Devant le blocage de la direction, l'idée de durcir le mouvement et de bloquer les grilles de l'usine dès le lendemain matin commença à s'exprimer à l'AG de l'après-midi. " Ils bloquent, on bloque aussi ". La proposition fut mise aux voix, mais seulement avec une centaine de personnes, ceux qui étaient restés jusque-là.
De fait, à 5 heures le jeudi matin, seuls des piquets dissuasifs se mirent en place. En effet entre-temps la direction avait proposé aux syndicats de reprendre le dialogue, y compris avec des représentants du comité de grève (ce qu'elle refusait jusque-là), à condition que l'usine ne soit pas bloquée. L'AG de 9 heures, avec 400 personnes (moins de monde que la veille) reconduisit une nouvelle fois la grève, tout en apprenant que Saint-Nazaire la suspendait.
L'après-midi du 10 mai, l'intersyndicale, avec trois représentants du comité de grève, était reçue par la direction, qui ne proposait rien de plus que ce qu'elle avait déjà avancé, les 500 euros de prime et des augmentations de salaire de 2,5 %. S'engageant aussi à une petite ouverture concernant le paiement des jours de grève, elle ajoutait que le reste ne dépendait pas d'elle, mais de la direction nationale à Toulouse.
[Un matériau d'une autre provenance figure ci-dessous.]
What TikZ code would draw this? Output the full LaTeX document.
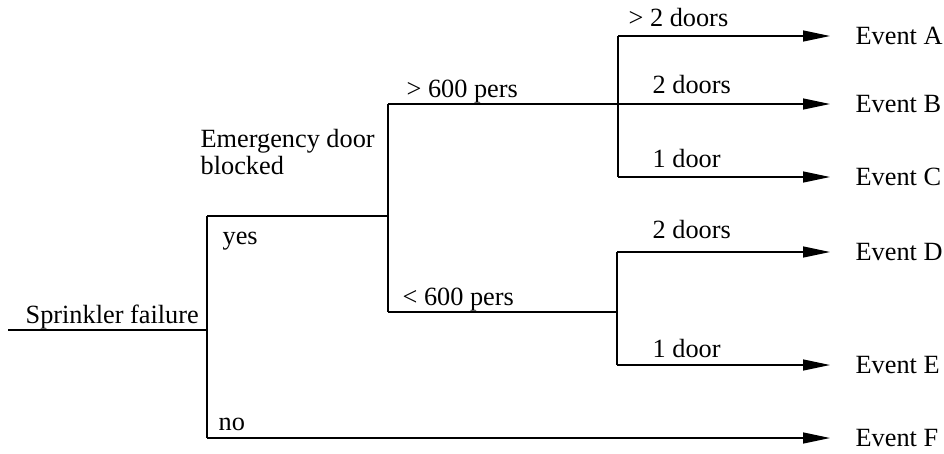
\documentclass[tikz,border=0pt]{standalone}
\usepackage{fontspec}
\setmainfont{Liberation Serif}
\usetikzlibrary{arrows.meta}

\tikzset{
  lbl/.style={anchor=base west,inner sep=0pt},
  event/.style={anchor=west,inner sep=0pt},
  leaf/.style={-{Triangle[length=27pt,width=11pt]},shorten >=25pt}
}

\begin{document}
\begin{tikzpicture}[x=1pt,y=-1pt,line width=1.3pt,font=\fontsize{26.3}{27}\selectfont]
\useasboundingbox (0,0) rectangle (944,453);

% branch points
\coordinate (s0) at (8,330);
\coordinate (s1) at (207,330);
\coordinate (yes) at (207,216);
\coordinate (no) at (207,438);
\coordinate (d1) at (388,216);
\coordinate (hi) at (388,104);
\coordinate (lo) at (388,312);
\coordinate (uA) at (618,36);
\coordinate (uC) at (618,177);
\coordinate (l1) at (617,312);
\coordinate (lD) at (617,252);
\coordinate (lE) at (617,365);

% outcomes
\foreach \e/\y in {A/36,B/104,C/177,D/252,E/365,F/438}
  \node[event] (E\e) at (855,\y) {Event \e};

\draw (s0) -- (s1);
\draw (yes) -- (no);
\draw (yes) -- (d1);
\draw (hi) -- (lo);
\draw (lo) -- (l1);
\draw (uA) -- (uC);
\draw (lD) -- (lE);

\draw[leaf] (uA) -- (EA.west);
\draw[leaf] (hi) -- (EB.west);
\draw[leaf] (uC) -- (EC.west);
\draw[leaf] (lD) -- (ED.west);
\draw[leaf] (lE) -- (EE.west);
\draw[leaf] (no) -- (EF.west);

\node[lbl] (sprink) at (25,323) {Sprinkler failure};
\node[lbl,align=left] (door) at (200,174) {Emergency door\\blocked};
\node[lbl] (lyes) at (222,244) {yes};
\node[lbl] (lno) at (218,430) {no};
\node[lbl] (more) at (406,97) {> 600 pers};
\node[lbl] (less) at (402,305) {< 600 pers};
\node[lbl] (dA) at (628,26) {> 2 doors};
\node[lbl] (dB) at (652,93) {2 doors};
\node[lbl] (dC) at (652,167) {1 door};
\node[lbl] (dD) at (652,238) {2 doors};
\node[lbl] (dE) at (652,357) {1 door};
\end{tikzpicture}
\end{document}
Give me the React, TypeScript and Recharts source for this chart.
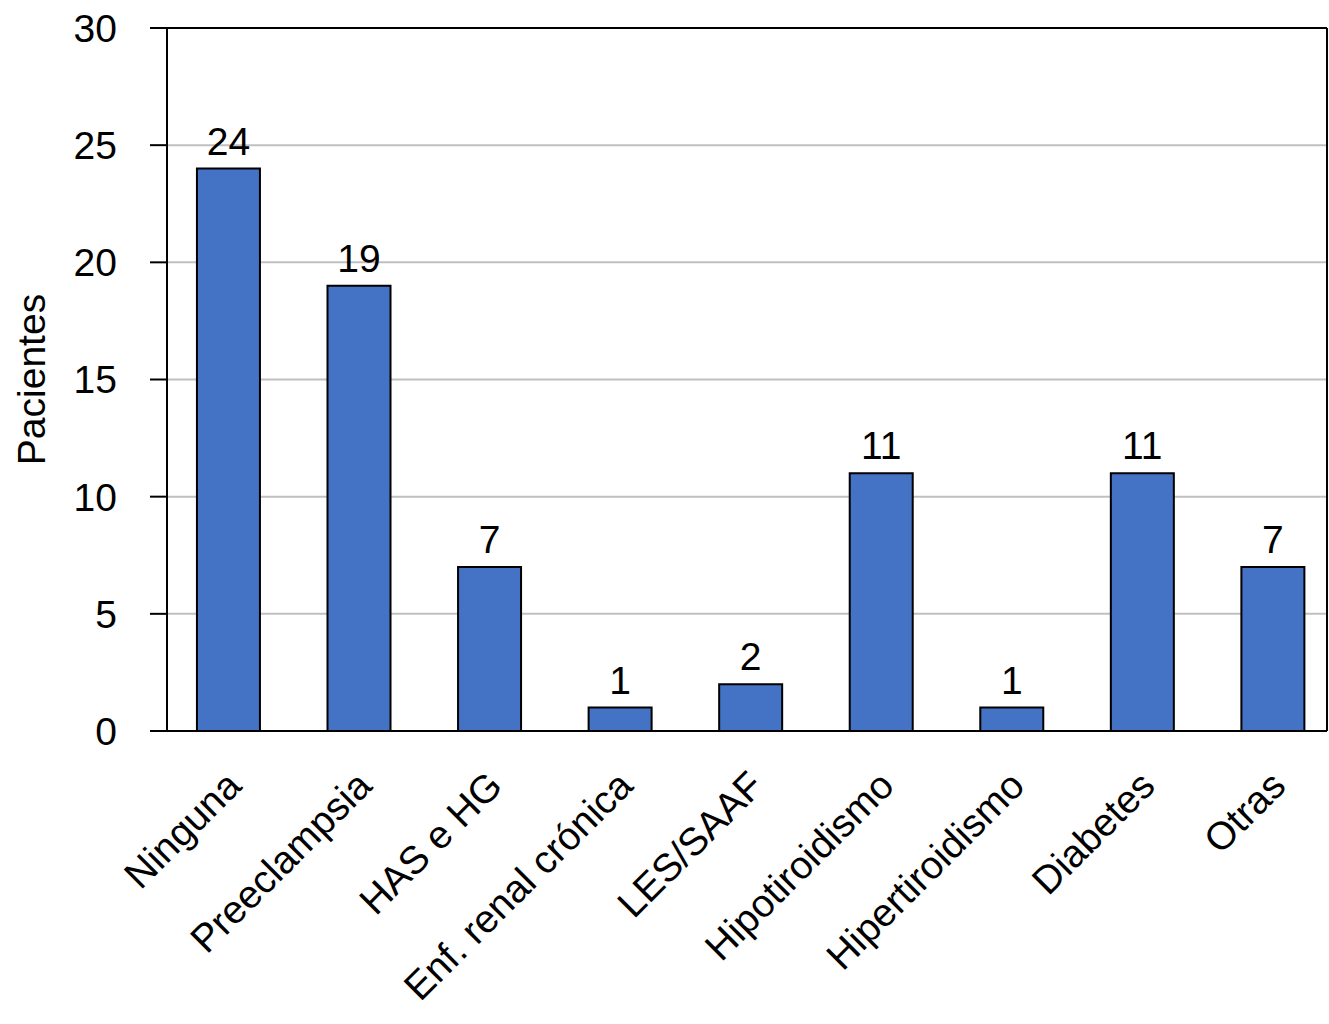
import React from 'react';
import {
  BarChart,
  Bar,
  XAxis,
  YAxis,
  CartesianGrid,
  LabelList,
  ReferenceLine,
} from 'recharts';

const categories = [
  'Ninguna',
  'Preeclampsia',
  'HAS e HG',
  'Enf. renal crónica',
  'LES/SAAF',
  'Hipotiroidismo',
  'Hipertiroidismo',
  'Diabetes',
  'Otras',
];
const pacientes = [24, 19, 7, 1, 2, 11, 1, 11, 7];
const yTicks = [0, 5, 10, 15, 20, 25, 30];

const data = categories.map((name, i) => ({ name, value: pacientes[i] }));

const FONT = '"Liberation Sans", Arial, Helvetica, sans-serif';
const FS = 39;

const CategoryTick = (props: any) => {
  const { x, y, payload } = props;
  const px = x + 15;
  const py = y + 57;
  return (
    <text
      x={px}
      y={py}
      transform={`rotate(-45, ${px}, ${py})`}
      textAnchor="end"
      fontSize={FS}
      fontFamily={FONT}
      fill="#000"
    >
      {payload.value}
    </text>
  );
};

const YLabel = (props: any) => {
  const vb = props.viewBox || { x: 0, y: 28, height: 703 };
  const x = vb.x + 45;
  const y = vb.y + vb.height / 2;
  return (
    <text
      x={x}
      y={y}
      transform={`rotate(-90, ${x}, ${y})`}
      textAnchor="middle"
      fontSize={FS}
      fontFamily={FONT}
      fill="#000"
    >
      Pacientes
    </text>
  );
};

export default function App() {
  return (
    <div style={{ position: 'absolute', left: 0, top: 0, background: '#fff' }}>
      <BarChart
        width={1329}
        height={1024}
        data={data}
        margin={{ top: 28, right: 0, left: 0, bottom: 0 }}
        barCategoryGap="26%"
      >
        <CartesianGrid horizontal vertical={false} stroke="#c0c0c0" strokeWidth={2} />
        <XAxis
          dataKey="name"
          height={293}
          interval={0}
          padding={{ left: -4, right: -11 }}
          tickLine={false}
          tickSize={0}
          tickMargin={0}
          axisLine={{ stroke: '#000', strokeWidth: 2 }}
          tick={<CategoryTick />}
        />
        <YAxis
          width={167}
          domain={[0, 30]}
          ticks={yTicks}
          interval={0}
          tickSize={17}
          tickMargin={33}
          tickLine={{ stroke: '#000', strokeWidth: 2 }}
          axisLine={{ stroke: '#000', strokeWidth: 2 }}
          tick={{ fill: '#000', fontSize: FS, fontFamily: FONT }}
          label={<YLabel />}
        />
        <YAxis
          yAxisId="r"
          orientation="right"
          width={2}
          domain={[0, 30]}
          tick={false}
          tickLine={false}
          axisLine={{ stroke: '#000', strokeWidth: 2 }}
        />
        <ReferenceLine y={30} stroke="#000" strokeWidth={2} />
        <Bar
          dataKey="value"
          fill="#4472C4"
          stroke="#000"
          strokeWidth={2}
          isAnimationActive={false}
        >
          <LabelList
            dataKey="value"
            position="top"
            offset={14}
            fill="#000"
            fontSize={FS}
            fontFamily={FONT}
          />
        </Bar>
      </BarChart>
    </div>
  );
}
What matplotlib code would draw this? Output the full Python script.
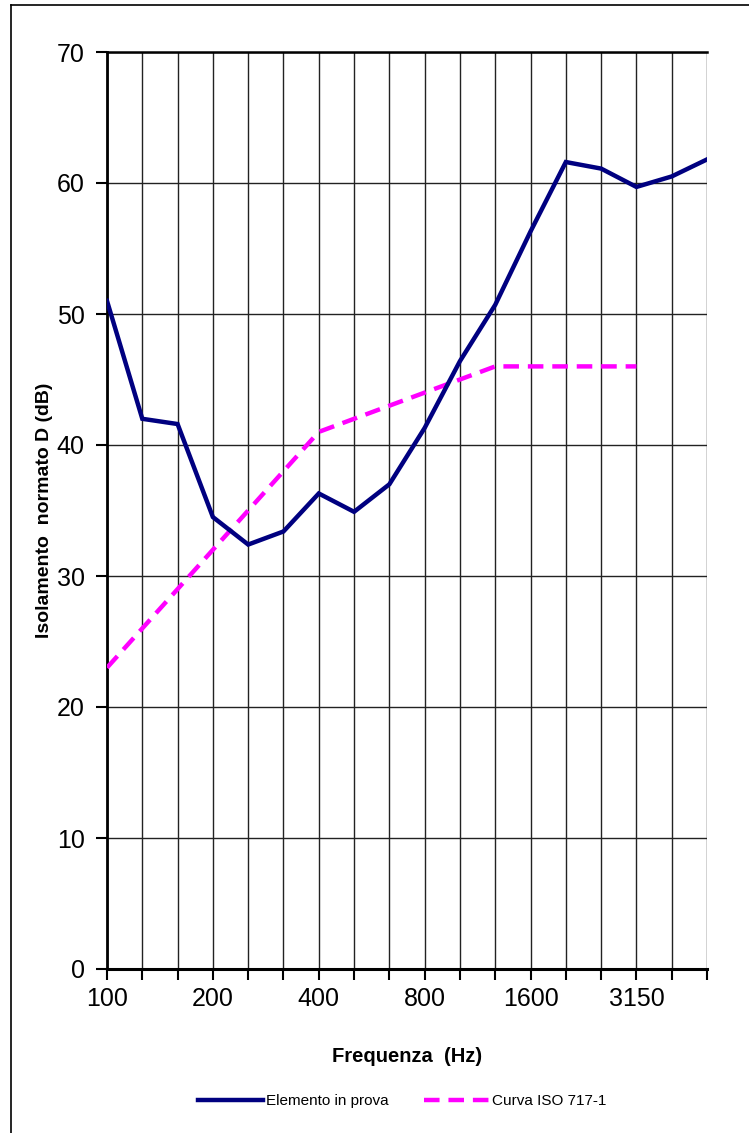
import numpy as np
import matplotlib
matplotlib.use("Agg")
import matplotlib.pyplot as plt

# bande di terzo d'ottava
freq = ["100", "125", "160", "200", "250", "315", "400", "500", "630",
        "800", "1000", "1250", "1600", "2000", "2500", "3150", "4000", "5000"]
elemento = [51.0, 42.0, 41.6, 34.5, 32.4, 33.4, 36.3, 34.9, 37.0,
            41.3, 46.4, 50.7, 56.3, 61.6, 61.1, 59.7, 60.5, 61.8]
iso717 = [23, 26, 29, 32, 35, 38, 41, 42, 43, 44, 45, 46, 46, 46, 46, 46]
tick_labels = ["100", "200", "400", "800", "1600", "3150"]

plt.rcParams['font.family'] = ['Liberation Sans', 'DejaVu Sans']

fig = plt.figure(figsize=(7.49, 11.33), dpi=100)
ax = fig.add_axes([107/749, 1 - 969/1133, 600/749, 917/1133])

x = np.arange(len(freq))
ax.plot(x, elemento, color="#000080", lw=3.2, solid_joinstyle="miter",
        label="Elemento in prova", zorder=4)
ax.plot(x[:len(iso717)], iso717, color="#FF00FF", lw=3.2, ls=(0, (3.5, 2)),
        label="Curva ISO 717-1", zorder=3)

ax.set_xlim(0, len(freq) - 1)
ax.set_ylim(0, 70)
ax.set_yticks(np.arange(0, 71, 10))
ax.set_xticks(x)
ax.set_xticklabels([f if f in tick_labels else "" for f in freq])

ax.grid(True, color="#222222", lw=1.0)
ax.set_axisbelow(True)
ax.tick_params(axis="both", direction="out", length=8, width=1.5,
               labelsize=18, colors="black", pad=5)
ax.tick_params(axis="y", pad=8)

ax.spines["right"].set_visible(False)
ax.spines["left"].set_linewidth(2)
ax.spines["bottom"].set_linewidth(2.2)
ax.spines["top"].set_linewidth(1.8)

ax.set_ylabel("Isolamento  normato D (dB)", fontsize=14, fontweight="bold")
ax.yaxis.set_label_coords(-0.09, 0.5)
ax.set_xlabel("Frequenza  (Hz)", fontsize=14.5, fontweight="bold")
ax.xaxis.set_label_coords(0.5, -0.085)

fig.legend(loc="center", bbox_to_anchor=(402/749, 1 - 1101/1133), ncol=2,
           frameon=False, fontsize=11,
           handlelength=4.25, handletextpad=0.2, columnspacing=2.3)

# cornice (solo lati sinistro e superiore visibili)
fig.add_artist(plt.Line2D([11/749, 11/749], [0, 1 - 5/1133], color="black",
                          lw=1.2, transform=fig.transFigure))
fig.add_artist(plt.Line2D([11/749, 1], [1 - 5/1133, 1 - 5/1133], color="black",
                          lw=1.2, transform=fig.transFigure))

fig.savefig("out.png", dpi=100)
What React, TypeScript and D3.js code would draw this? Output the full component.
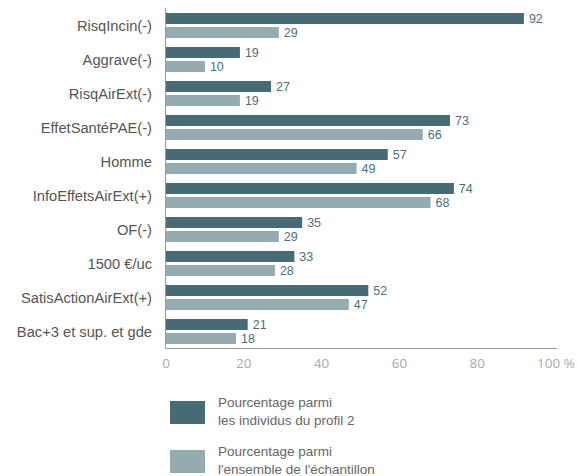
import React, { useRef, useEffect } from 'react';
import * as d3 from 'd3';

const categories = [
  'RisqIncin(-)',
  'Aggrave(-)',
  'RisqAirExt(-)',
  'EffetSantéPAE(-)',
  'Homme',
  'InfoEffetsAirExt(+)',
  'OF(-)',
  '1500 €/uc',
  'SatisActionAirExt(+)',
  'Bac+3 et sup. et gde',
];
const profil2 = [92, 19, 27, 73, 57, 74, 35, 33, 52, 21];
const ensemble = [29, 10, 19, 66, 49, 68, 29, 28, 47, 18];
const xTicks = [0, 20, 40, 60, 80, 100];
const seriesKeys = ['profil2', 'ensemble'];
const legendLabels = [
  ['Pourcentage parmi', 'les individus du profil 2'],
  ['Pourcentage parmi', "l'ensemble de l'échantillon"],
];

const colors = { profil2: '#466b75', ensemble: '#94abb0' };

const App = () => {
  const svgRef = useRef(null);

  useEffect(() => {
    const width = 577;
    const height = 476;
    const font = '"Liberation Sans", Arial, sans-serif';

    d3.select(svgRef.current).selectAll('*').remove();
    const svg = d3.select(svgRef.current).attr('width', width).attr('height', height);

    const xScale = d3.scaleLinear().domain([0, 100]).range([166, 555]);
    const yScale = d3
      .scaleBand()
      .domain(categories)
      .range([8.5, 348.5])
      .paddingInner(0.265)
      .paddingOuter(0.1325);
    const subScale = d3
      .scaleBand()
      .domain(seriesKeys)
      .range([0, yScale.bandwidth()])
      .paddingInner(3 / 14);

    const data = categories.map((c, i) => ({ cat: c, profil2: profil2[i], ensemble: ensemble[i] }));

    // bars + value labels
    const groups = svg
      .selectAll('.grp')
      .data(data)
      .enter()
      .append('g')
      .attr('class', 'grp')
      .attr('transform', d => `translate(0,${yScale(d.cat)})`);

    seriesKeys.forEach(key => {
      groups
        .append('rect')
        .attr('x', xScale(0))
        .attr('y', subScale(key))
        .attr('width', d => xScale(d[key]) - xScale(0))
        .attr('height', subScale.bandwidth())
        .attr('fill', colors[key]);

      groups
        .append('text')
        .attr('x', d => xScale(d[key]) + 5)
        .attr('y', subScale(key) + subScale.bandwidth() / 2)
        .attr('dy', '0.38em')
        .style('font-family', font)
        .style('font-size', '12.5px')
        .attr('fill', '#4d6f78')
        .text(d => d[key]);
    });

    // category labels
    svg
      .selectAll('.cat-label')
      .data(categories)
      .enter()
      .append('text')
      .attr('class', 'cat-label')
      .attr('x', 152)
      .attr('y', d => yScale(d) + yScale.bandwidth() / 2)
      .attr('dy', '0.36em')
      .style('text-anchor', 'end')
      .style('font-family', font)
      .style('font-size', '14.7px')
      .attr('fill', '#555')
      .text(d => d);

    // axes lines
    svg.append('line')
      .attr('x1', 165.5).attr('x2', 165.5)
      .attr('y1', 8).attr('y2', 348.5)
      .attr('stroke', '#999').attr('stroke-width', 1);
    svg.append('line')
      .attr('x1', 165.5).attr('x2', 557)
      .attr('y1', 348.5).attr('y2', 348.5)
      .attr('stroke', '#999').attr('stroke-width', 1);

    // x tick labels
    svg
      .selectAll('.x-tick')
      .data(xTicks)
      .enter()
      .append('text')
      .attr('class', 'x-tick')
      .attr('x', d => (d === 100 ? xScale(d) + 1 : xScale(d)))
      .attr('y', 368)
      .style('text-anchor', 'middle')
      .style('font-family', '"Open Sans", sans-serif')
      .style('font-size', '13.5px')
      .attr('fill', '#aaa')
      .text(d => (d === 100 ? '100 %' : d));

    // legend
    const legend = svg
      .selectAll('.legend')
      .data(seriesKeys)
      .enter()
      .append('g')
      .attr('class', 'legend')
      .attr('transform', (d, i) => `translate(170,${401 + i * 49})`);

    legend.append('rect')
      .attr('width', 35)
      .attr('height', 23)
      .attr('fill', d => colors[d]);

    legend.each(function (d, i) {
      const g = d3.select(this);
      legendLabels[i].forEach((line, j) => {
        g.append('text')
          .attr('x', 48)
          .attr('y', 6 + j * 18)
          .style('font-family', font)
          .style('font-size', '13.5px')
          .attr('fill', '#666')
          .text(line);
      });
    });
  }, []);

  return (
    <svg ref={svgRef} style={{ position: 'absolute', left: 0, top: 0, background: '#fff' }}></svg>
  );
};

export default App;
Le lendemain dès 5 heures, beaucoup reprenaient le travail, et l'assemblée générale du matin à 10 heures ne représentait plus que 200 grévistes, qui votèrent la suspension du mouvement en attendant les négociations du mercredi 16 mai avec la direction générale à Toulouse.
À cette assemblée générale de fin de grève, l'intervention du porte-parole du comité de grève fut ovationnée quand il déclara entre autres : " Nous n'avons pas eu tout ce que nous réclamions, mais les choses ont changé dans la boîte. Elles ne seront pas mesurables tout de suite, mais on les a obtenues. Nous allons reprendre le boulot en ayant retrouvé notre dignité. C'est le plus important, plus rien ne sera comme avant. "
Le sentiment général était en effet la fierté d'avoir relevé la tête, dans une entreprise où les conditions de travail et les pressions de l'encadrement sont dures, et aussi la fierté d'avoir " refusé d'accepter l'inacceptable ", comme le disait un gréviste, s'agissant de la prime de 3 euros, alors que les dirigeants et actionnaires empochent les millions ! Le sentiment aussi de s'être fait reconnaître et respecter, non seulement de la direction, mais aussi des syndicats qui, à part la CGT, au départ, ne voulaient pas de la grève.